IN THE COURT OF APPEALS OF IOWA
No. 15-0531
Filed August 5, 2015
IN THE INTEREST OF K.R. and H.L.,
Minor Children,
K.L., Mother,
Appellant.
________________________________________________________________
Appeal from the Iowa District Court for Poweshiek County, Rose Anne
Mefford, District Associate Judge.
A mother appeals a dispositional order prohibiting her from having contact
with her children. AFFIRMED.
Samuel E. Charnetski of Charnetski, Lacina & Clower, L.L.P., Grinnell, for
appellant mother.
Thomas J. Miller, Attorney General, Bruce Kempkes, Assistant Attorney
General, and Rebecca Petig, County Attorney, for appellee State.
Misty D. White-Reinier, Grinnell, attorney and guardian ad litem for minor
children.
Considered by Vaitheswaran, P.J., and Potterfield and McDonald, JJ.
2
VAITHESWARAN, P.J.
A mother of two children, born in 2000 and 2002, appeals a district court
dispositional order prohibiting her from having contact with the children.1 She
contends the State failed to prove the order was justified or in the children’s best
interests. On our de novo review, we disagree.
The children were placed in a guardianship with their maternal
grandmother following a child-in-need-of-assistance action that closed in April
2014. The children’s mother and maternal uncle also lived in the home.
Six months later, the Iowa Department of Human Services investigated
allegations of sexual contact between the maternal uncle and one of the children.
The department sought temporary removal of the children. The district court
granted the application and the children were placed in foster care. They were
subsequently adjudicated in need of assistance.
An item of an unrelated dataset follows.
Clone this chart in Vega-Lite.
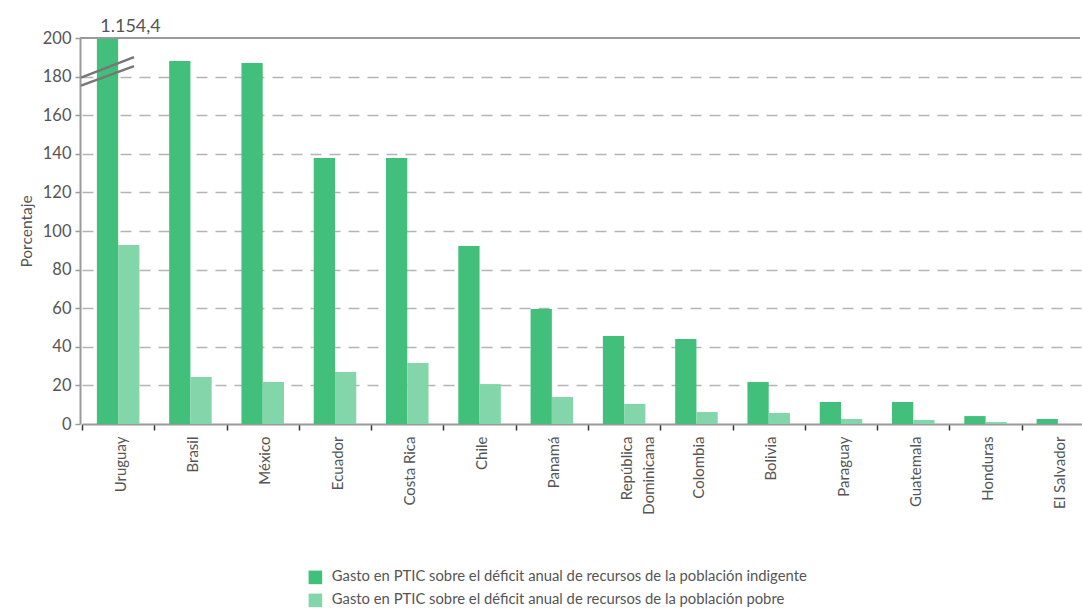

The department afforded the mother supervised visits with the children.
During those visits, the mother gave the children sexually inappropriate letters
and notes from their uncle, as well as other gifts and a cell phone—suspected to
have come from the uncle.
The children’s guardian ad litem filed an emergency motion to stop visits
and a motion to limit visitation. The district court granted the emergency motion
pending a hearing and ordered the mother to have “[n]o [c]ontact whatsoever
with the minor children . . . pending further order of the court.” Following a
1
The mother lists the date of the order as February 3, 2015, but the order is actually
dated March 3, 2015.
3
hearing, the juvenile court prohibited contact between the mother and the
children.2
The district court’s ruling is fully supported by the record. The
grandmother essentially abdicated her responsibilities as guardian and relegated
those responsibilities to the mother. The mother, in turn, refused to protect the
children from the claimed abuser and, indeed, took steps to facilitate the
relationship. She also turned the children against their foster parents.
Significantly, a department employee testified the department was not
obligated to furnish the mother any visitation. The mother’s abuse of this
opportunity warranted curtailment of the visits and of any contact with the
children. See In re D.P., No. 09-0237, 2009 WL 929552, at *1 (Iowa Ct. App.
Apr. 8, 2009); In re J.O., No. 99-1016, 2000 WL 18862, at *2 (Iowa Ct. App. Jan.
12, 2000).
We affirm the juvenile court’s no contact order between the mother and
children.
AFFIRMED.
2
The court did not limit the grandmother’s visitation with the children.